Teemings

Ravings from Dave : The Loneliness of the Rock 'n' Roll Chef

by DAVEW0071

I've never allowed myself to succumb to gender stereotypes, especially in my own household. Okay, I allowed my wife to actually carry and give birth to our children, but in all other things I attempt to share household duties. I changed diapers and gave baths when our children were younger, and I do housework as much as anyone else around here. Whether that's a good or a bad thing depends on your fastidiousness and your official standing with the county Board of Health.

Also, there are some tasks I absolutely will not perform. I don't go grocery shopping. Oh, I'll swing by the store to pick up the odd gallon of milk, or an onion or two, but the stocking of provisions is the sole bailiwick of Mrs. Dave-Guy. This is actually a good thing, as I am severely grocery-impaired. It's not that I don't know how to pick good produce, or recognize a bargain when I see it ("Honey, look! They had tripe at thirty cents a pound!"), but rather the fact that I hate crowds of people all milling aimlessly about like so much cattle. I avoid malls for the same reason. It's worse in grocery stores, though, because people are pushing carts around. This exponentially raises the likelihood of them blocking my way.
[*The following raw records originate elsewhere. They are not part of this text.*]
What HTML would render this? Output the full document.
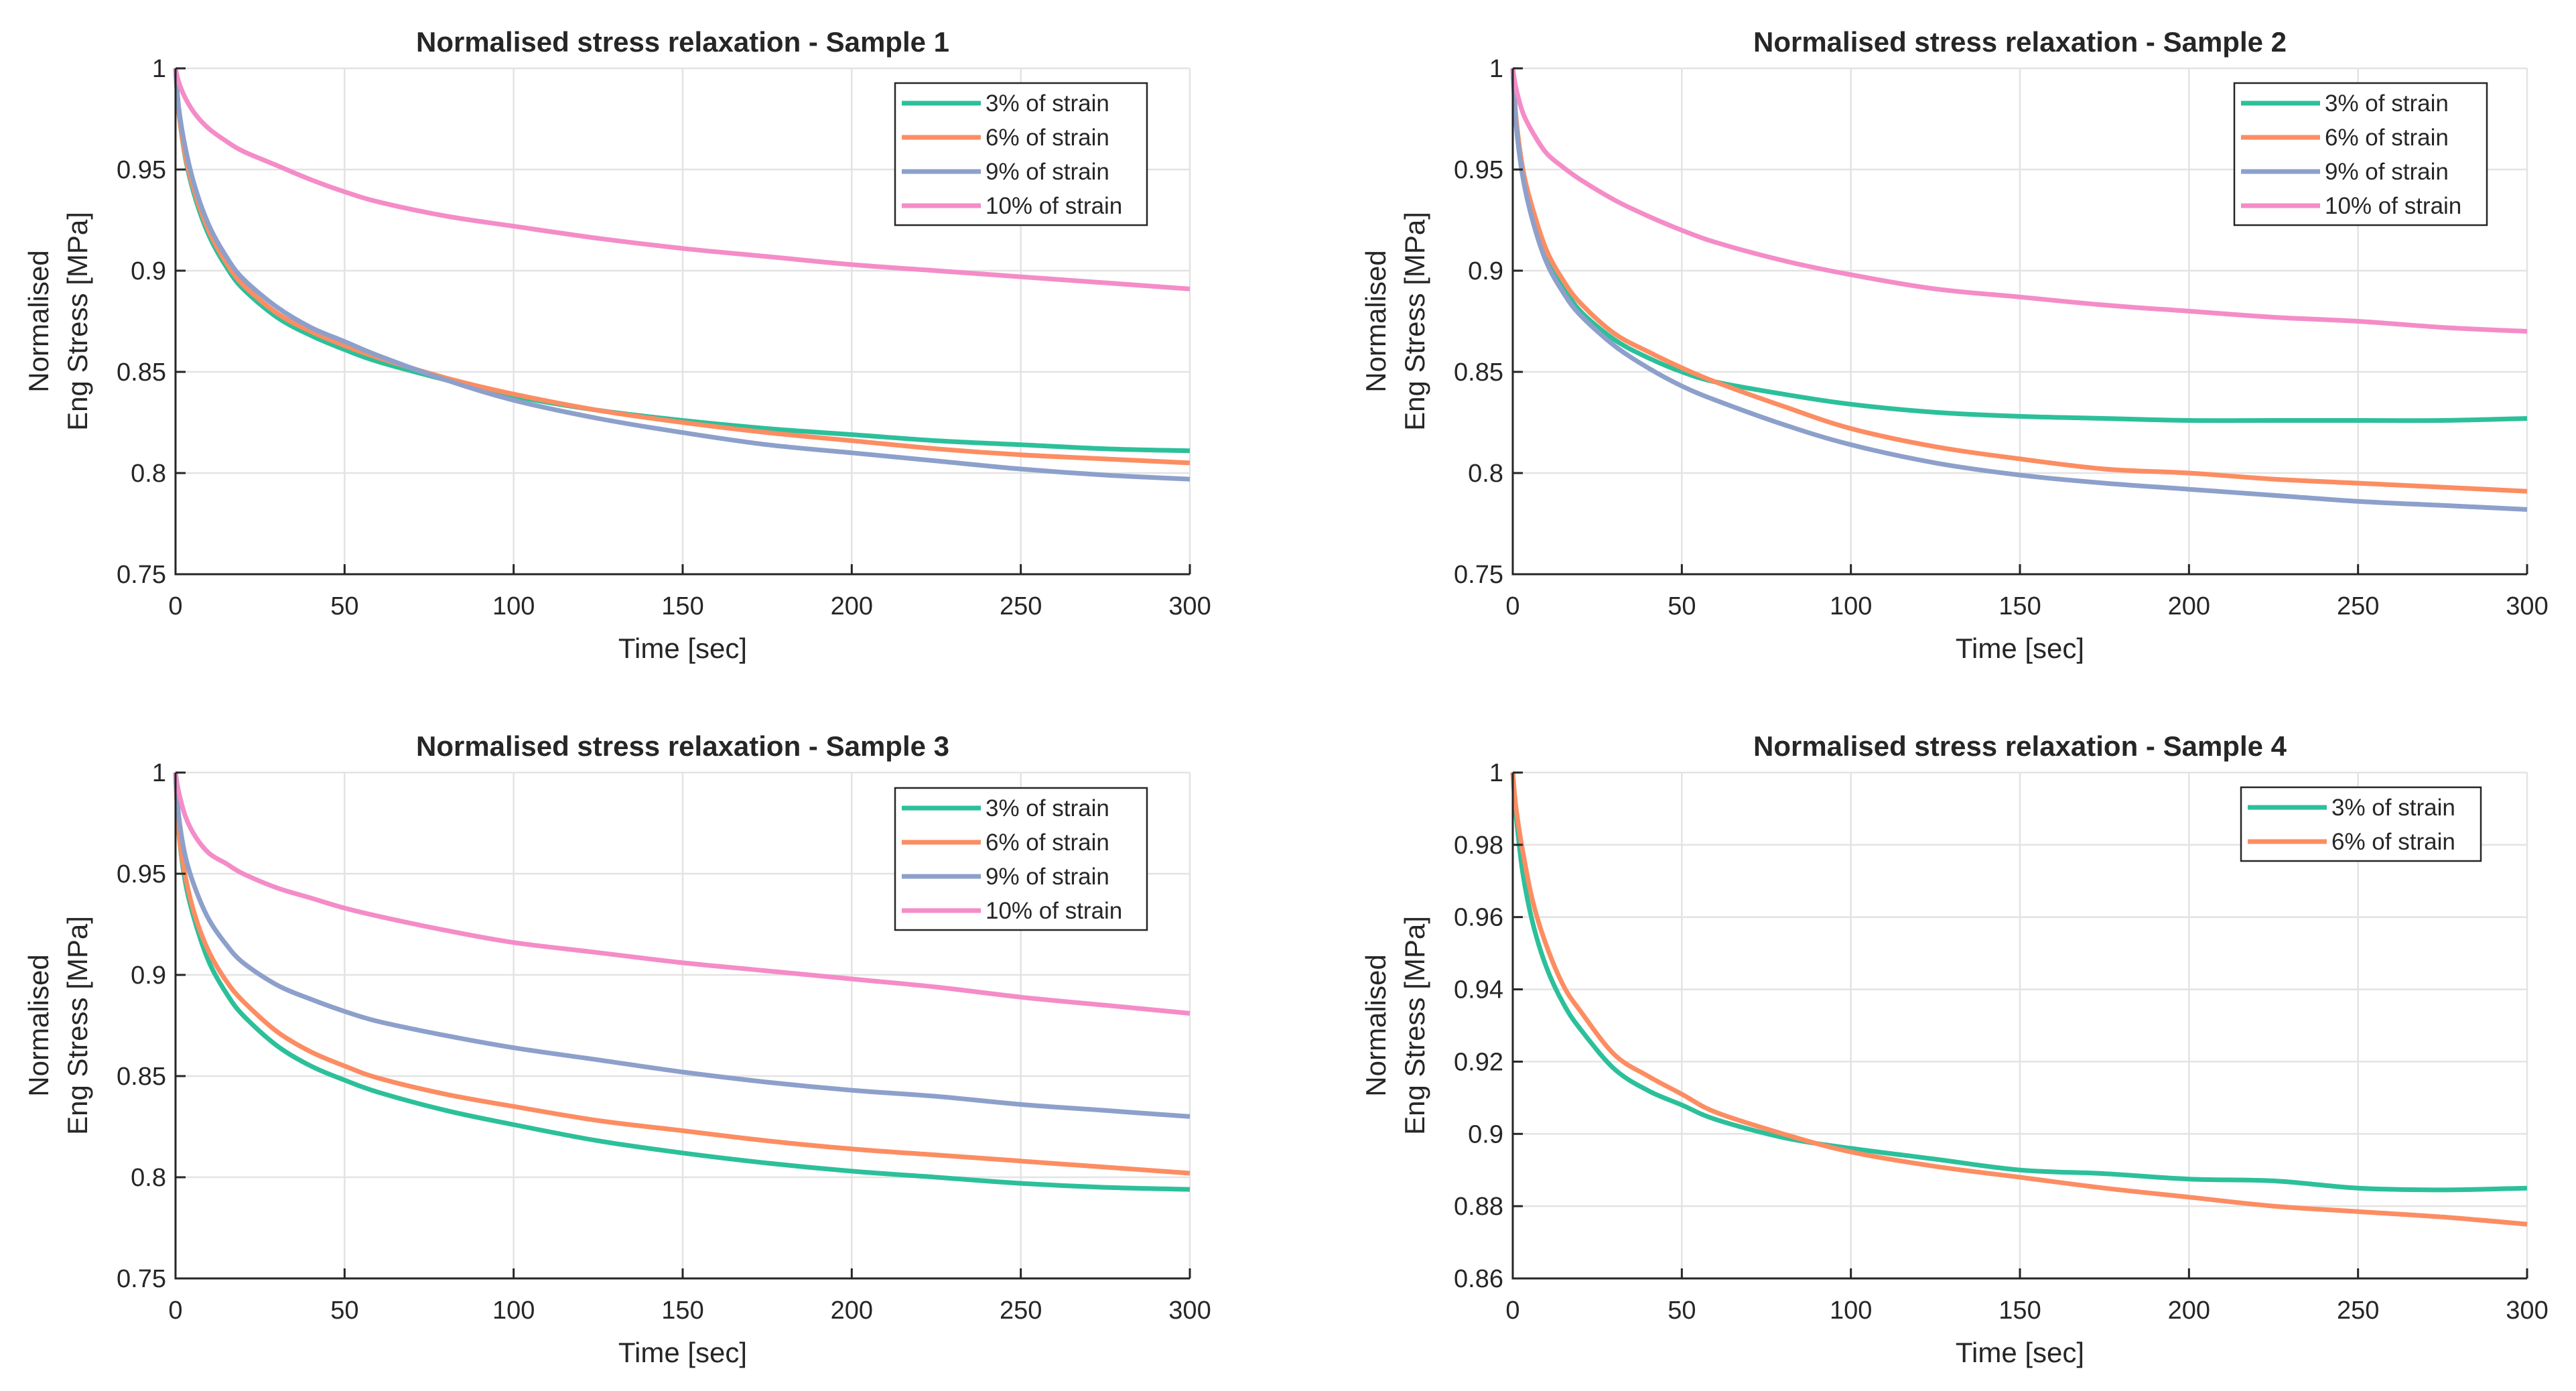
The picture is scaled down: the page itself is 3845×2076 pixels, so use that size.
<!DOCTYPE html>
<html><head><meta charset="utf-8"><style>
html,body{margin:0;padding:0;background:#fff}
svg{display:block}
text{font-family:"Liberation Sans",Arial,sans-serif;fill:#262626}
</style></head><body>
<svg id="fig" width="3845" height="2076" viewBox="0 0 3845 2076" xmlns="http://www.w3.org/2000/svg"></svg>
<script>
const times = [0,1,3,6,10,15,20,30,40,50,60,80,100,125,150,175,200,225,250,275,300];
const xTicks = [0,50,100,150,200,250,300];
const yTicksA = [0.75,0.8,0.85,0.9,0.95,1];
const yTicksB = [0.86,0.88,0.9,0.92,0.94,0.96,0.98,1];
const seriesNames = ["3% of strain","6% of strain","9% of strain","10% of strain"];
const s1_3 = [1,.978,.955,.935,.917,.902,.891,.877,.868,.861,.855,.846,.838,.831,.826,.822,.819,.816,.814,.812,.811];
const s1_6 = [1,.978,.956,.937,.919,.904,.893,.879,.870,.863,.857,.847,.839,.831,.825,.820,.816,.812,.809,.807,.805];
const s1_9 = [1,.98,.96,.94,.922,.907,.896,.882,.872,.865,.858,.846,.836,.827,.820,.814,.810,.806,.802,.799,.797];
const s1_10 = [1,.993,.985,.977,.97,.964,.959,.952,.945,.939,.934,.927,.922,.916,.911,.907,.903,.900,.897,.894,.891];
const s2_3 = [1,.975,.95,.928,.907,.892,.880,.866,.857,.850,.845,.839,.834,.830,.828,.827,.826,.826,.826,.826,.827];
const s2_6 = [1,.975,.95,.93,.91,.895,.884,.869,.86,.852,.845,.833,.822,.813,.807,.802,.800,.797,.795,.793,.791];
const s2_9 = [1,.972,.946,.924,.904,.889,.878,.863,.852,.843,.836,.824,.814,.805,.799,.795,.792,.789,.786,.784,.782];
const s2_10 = [1,.99,.978,.968,.958,.951,.945,.935,.927,.92,.914,.905,.898,.891,.887,.883,.880,.877,.875,.872,.870];
const s3_3 = [1,.97,.945,.925,.906,.891,.88,.865,.855,.848,.842,.833,.826,.818,.812,.807,.803,.800,.797,.795,.794];
const s3_6 = [1,.97,.948,.928,.911,.897,.887,.872,.862,.855,.849,.841,.835,.828,.823,.818,.814,.811,.808,.805,.802];
const s3_9 = [1,.978,.958,.942,.927,.915,.906,.895,.888,.882,.877,.870,.864,.858,.852,.847,.843,.840,.836,.833,.830];
const s3_10 = [1,.99,.978,.968,.96,.955,.95,.943,.938,.933,.929,.922,.916,.911,.906,.902,.898,.894,.889,.885,.881];
const s4_3 = [1,.988,.972,.958,.946,.936,.929,.918,.912,.908,.904,.899,.896,.893,.890,.889,.8875,.887,.885,.8845,.885];
const s4_6 = [1,.99,.978,.964,.952,.941,.934,.922,.916,.911,.906,.900,.895,.891,.888,.885,.8825,.880,.8785,.877,.875];

const colors = ["#2cc09a","#fc8d62","#8da0cb","#f48cc8"];
const NS = "http://www.w3.org/2000/svg";
const svg = document.getElementById('fig');
function mk(tag, attrs, parent){
  const e = document.createElementNS(NS, tag);
  for (const k in attrs) e.setAttribute(k, attrs[k]);
  (parent||svg).appendChild(e); return e;
}
function fmt(v){ return String(+v.toFixed(2)); }
function smoothPath(pts){
  let d = "M"+pts[0][0].toFixed(1)+","+pts[0][1].toFixed(1);
  for (let i=0;i<pts.length-1;i++){
    const p0=pts[Math.max(0,i-1)], p1=pts[i], p2=pts[i+1], p3=pts[Math.min(pts.length-1,i+2)];
    const c1=[p1[0]+(p2[0]-p0[0])/6, p1[1]+(p2[1]-p0[1])/6];
    const c2=[p2[0]-(p3[0]-p1[0])/6, p2[1]-(p3[1]-p1[1])/6];
    d += " C"+c1[0].toFixed(1)+","+c1[1].toFixed(1)+" "+c2[0].toFixed(1)+","+c2[1].toFixed(1)+" "+p2[0].toFixed(1)+","+p2[1].toFixed(1);
  }
  return d;
}
function panel(idx, L, T, title, yTicks, series, leg){
  const W=1514, H=755, R=L+W, B=T+H;
  const ymin=yTicks[0], ymax=yTicks[yTicks.length-1];
  const xs = t => L + t/300*W;
  const ys = v => B - (v-ymin)/(ymax-ymin)*H;
  const g = mk('g',{});
  
  
  xTicks.forEach(t=>{ if(t>0){ const l=mk('line',{x1:xs(t),x2:xs(t),y1:T,y2:B,stroke:'#e3e3e3','stroke-width':2.5},g);
      }});
  yTicks.forEach(v=>{ if(v>ymin){ const l=mk('line',{x1:L,x2:R,y1:ys(v),y2:ys(v),stroke:'#e3e3e3','stroke-width':2.5},g);
      }});
  series.forEach((arr,i)=>{
    const pts = times.map((t,j)=>[xs(t), ys(arr[j])]);
    const p = mk('path',{d:smoothPath(pts),fill:'none',stroke:colors[i],'stroke-width':7,'stroke-linejoin':'round'},g);
    
    
  });
  const ax = mk('path',{d:`M${L},${T} L${L},${B} L${R},${B}`,fill:'none',stroke:'#262626','stroke-width':3},g);
   
  xTicks.forEach(t=>{
    mk('line',{x1:xs(t),x2:xs(t),y1:B,y2:B-15,stroke:'#262626','stroke-width':3},g);
    const tx = mk('text',{x:xs(t),y:B+60,'font-size':38,'text-anchor':'middle'},g);
    tx.textContent=t;
     
  });
  yTicks.forEach(v=>{
    mk('line',{x1:L,x2:L+15,y1:ys(v),y2:ys(v),stroke:'#262626','stroke-width':3},g);
    const tx = mk('text',{x:L-14,y:ys(v)+13,'font-size':38,'text-anchor':'end'},g);
    tx.textContent=fmt(v);
     
  });
  const tt = mk('text',{x:L+W/2,y:T-25,'font-size':42,'font-weight':'bold','text-anchor':'middle',fill:'#000'},g);
  tt.textContent=title;  
  const xl = mk('text',{x:L+W/2,y:B+125,'font-size':42,'text-anchor':'middle'},g);
  xl.textContent='Time [sec]';  
  const cy=T+H/2;
  const y1 = mk('text',{x:L-190,y:cy,'font-size':42,'text-anchor':'middle',transform:`rotate(-90 ${L-190} ${cy})`},g);
  y1.textContent='Normalised';  
  const y2 = mk('text',{x:L-132,y:cy,'font-size':42,'text-anchor':'middle',transform:`rotate(-90 ${L-132} ${cy})`},g);
  y2.textContent='Eng Stress [MPa]';  
  const lg = mk('g',{},g);
   
  const n=series.length, rowH=51;
  mk('rect',{x:leg[0],y:leg[1],width:leg[2],height:n*rowH+8,fill:'#fff',stroke:'#262626','stroke-width':2.5},lg);
  for(let i=0;i<n;i++){
    const yy = leg[1]+30+i*rowH;
    const ln = mk('line',{x1:leg[0]+10,x2:leg[0]+128,y1:yy,y2:yy,stroke:colors[i],'stroke-width':7},lg);
     
    const tx = mk('text',{x:leg[0]+135,y:yy+12,'font-size':35},lg);
    tx.textContent=seriesNames[i];
     
  }
}
panel(1,262,102,'Normalised stress relaxation - Sample 1',yTicksA,[s1_3,s1_6,s1_9,s1_10],[1336,124,376]);
panel(2,2258,102,'Normalised stress relaxation - Sample 2',yTicksA,[s2_3,s2_6,s2_9,s2_10],[3335,124,377]);
panel(3,262,1153,'Normalised stress relaxation - Sample 3',yTicksA,[s3_3,s3_6,s3_9,s3_10],[1336,1176,376]);
panel(4,2258,1153,'Normalised stress relaxation - Sample 4',yTicksB,[s4_3,s4_6],[3345,1175,358]);
</script>
</body></html>
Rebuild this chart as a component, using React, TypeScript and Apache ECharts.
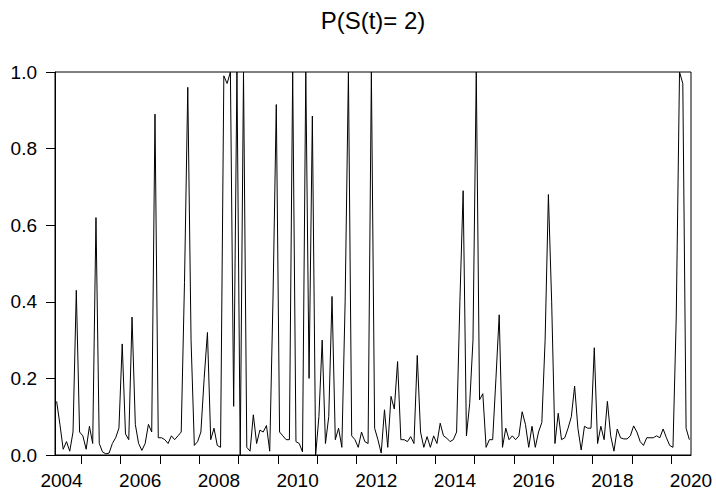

But once the food is in our larder, I am perfectly willing to pitch in. My wife commutes and I don't, so I am often home hours before she is. I am a caring and sympathetic husband. I want her to come home to a hot, nourishing home-cooked meal. So two or three times every week, I volunteer to make dinner.

Now. My wife will tell you I'm a good cook. She likes the meals I prepare. What's more, she's jealous of the fact that I don't follow recipes, but prefer to cook by the seat of my pants, as it were. I tend to crank up Linda Ronstadt's Greatest Hits and, between turns at playing air guitar and singing backup on That'll Be The Day, rummage through the cabinets picking whatever herbs and spices I think will complement the tenuous main course I've planned. Between the two of us, Linda and I have produced many tasty meals that, alas, can never be duplicated. Still, I see the culinary art as fleeting, transitory, impermanent. Meals should be eaten and enjoyed in the present moment, not preserved for posterity. My reward is the happy response I get from my wife as she enjoys dinner.

The real problem is our children. They are intelligent, well-behaved youngsters bereft of anti-social tendencies. They are articulate, literate, delightful children. They are truly the National Public Radio of offspring. Unfortunately, they possess Jerry Springer taste buds.

My daughter, who is eighteen, has the diplomacy and tact to say she has a "virgin palate", but all this really means is anything spicier than Minute Rice® and white bread will be spurned. Even an interesting chicken marinade is suspect if it contains anything more than bottled Teriyaki sauce. Her "virgin palate" has resulted in her politely turning down my homemade macaroni and cheese, for which I lovingly grated two different kinds of genuine cheese, in favor of the lurid neon orange powdered "cheez" of a boxed product. Worse, she prefers the STORE BRAND to the national brand of pre-packaged just-add-milk-and-stir macaroni and cheese. This blossoming young lady may be able to have an intelligent conversation on the subtext of incest within Hamlet, but she's a macaroni and cheese moron.

Then there's my son, the nine-year-old. This is a kid who, when asked what he'd like for breakfast, will often reply, "The usual." We understand this to mean a peanut butter and jelly sandwich on toast. A lot of his diet consists of colors that aren't found in nature. Were he suddenly placed in a society of hunters and gatherers, the first thing he'd want to know was where the Crunchberry® bush was. He is also afflicted with the bizarre notion that flavoring something with an onion renders it inedible. Don't even get me started on mushrooms.

He has a certain level of tact, though. He'll hem and haw, and tell me he doesn't want me to feel bad, but he doesn't really like what I made for dinner. He's even made the gentle suggestion that maybe I shouldn't play so much Linda Ronstadt when I'm cooking. Then he asks for a peanut butter and jelly sandwich on toast. The final blow from him came when I recently replaced all the screens on our front porch. To keep myself amused and help the time pass as I worked, I brought out my CD player. The boy was playing nearby, and wandered over to see how it was progressing.

"What music is that?" he asked.

"Linda Ronstadt," I told him.

He clapped his hands to his face in an unconscious Macaulay Culkin parody and moaned, "Oh no! That means this is going to turn out bad!"

I sighed and sent him inside to have a peanut butter and jelly sandwich on toast.